How would you describe the acceptability of packaged Ukwa in the market?

What I have discovered in the journey in building an Ukwa-based business is the fact that the people who supposedly are at the market, who are the Igbos who we think can immediately help you, do not consider it a worthy business.

What could be responsible for that?

I think many people are yet to come to terms with the fact that the Ukwa they have known all their lives is now being packaged like some instant food products. For instance, if you are an owner of Ukwa tree, or you live in Lagos and you know that your grandmother has five Ukwa trees that are wasting in the village. Then, you suddenly find an ukwa packaged for you to buy. You’re going to rebel first and ask why is it N5,500 for 1.5kg? That “my grandmother has five Ukwa trees in our backyard in the village, who is processing it?” That’s the question! It’s not until you break it down for them that they will begin to see reason. But initially, there’s the rebel.

Speaking of innovation, what other Ukwa products do you have in the market?

We introduced Ukwa poundo. We are not trying to have another poundo. We are trying to exploit the nutritional benefits contained in Ukwa and make it accessible for more people in different varieties. Nigerians love their swallow, so we were of the opinion that giving them something far more nutritious in the poundo form would make more sense than allowing people to eat some over processed unhealthy products in the market.  

The beautiful thing with Ukwa poundo is that Ukwa contains a lot of fiber. So, if you are looking for something that can hold you for a longer time, here it is.

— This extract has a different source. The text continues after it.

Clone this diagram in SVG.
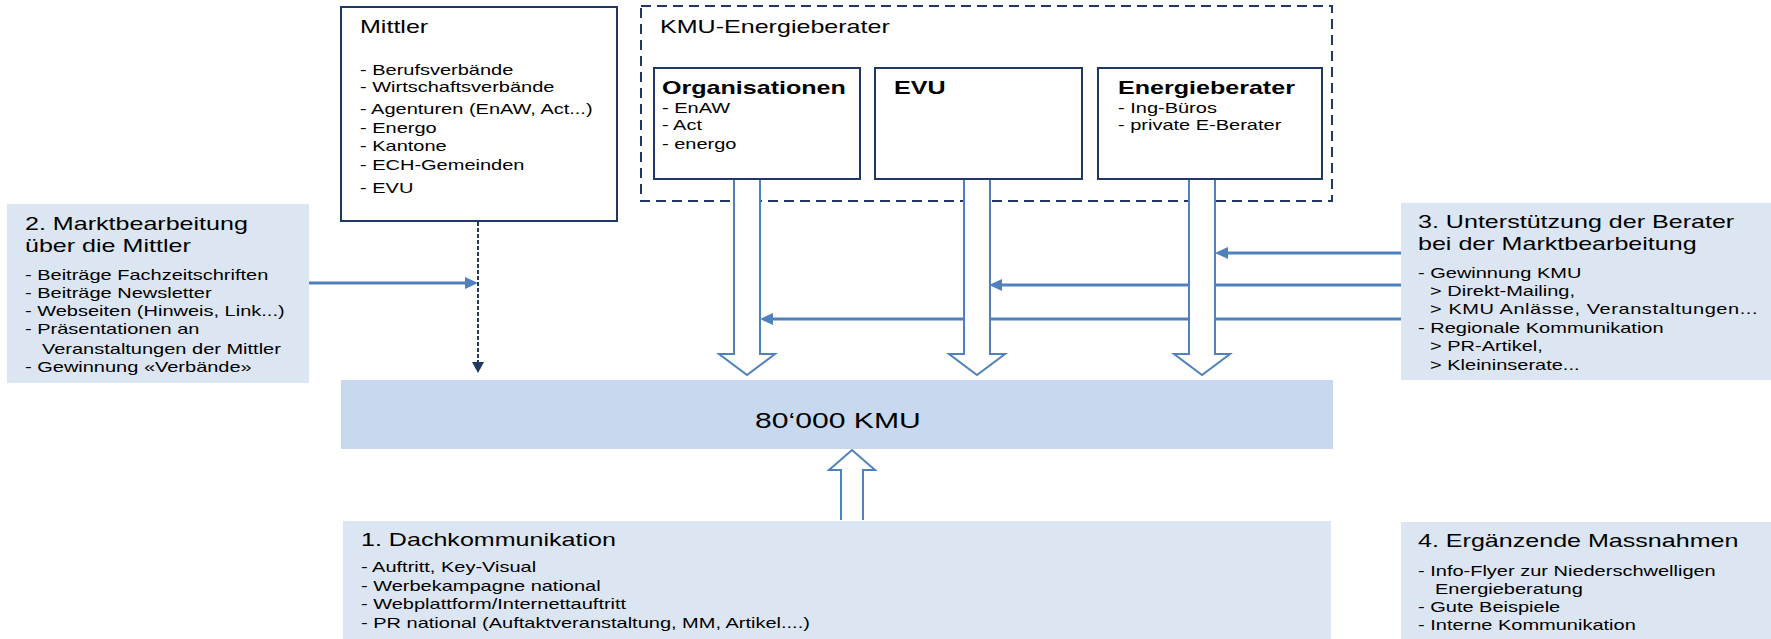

We did a lot of samples before we brought it into the market. When we brought it into the market, some people rebelled against it, some were saying that Ukwa which was not enough for us to eat is what you have turned into poundo, who sent you?

Have you explored the international market especially with the growing number of Nigerians in the diaspora?

Yes we have. For example, we are making plans to do our first shipment into the United States. In one of our recent management meetings, I told them that you know what, not enough poundo from the east. I said the Nigerian market is rebelling and there’s no guarantee that Nigerians in the US will buy. It’s not about the Nigerian benefits now. The Diaspora market takes a cue from how the local market is responding to products. So, we have to get the local market to respond to it first.

Do you know the funny thing? While Nigeria was rebelling, Australia was buying our products. We have a distributor in Boston that is buying 100kg every month. He’s not supplying to retail stores, he’s selling from the booth of his car just like selling used clothes. He’s selling ukwa from the booth of his car. Every single of these distributors or retailers came via referrals. Maybe they were reading a review or referral someone wrote.

We said in our five-year vision to be Africa’s go-to company for everything Ukwa. We are getting into retail stores and e-commerce stores. This year alone, we are in 21 retail stores in Lagos just this year. We signed up, we are on Jumia this year; we are at least, on four international e-commerce stores. We are about to be signed up on Walmart e-commerce and that is a big deal!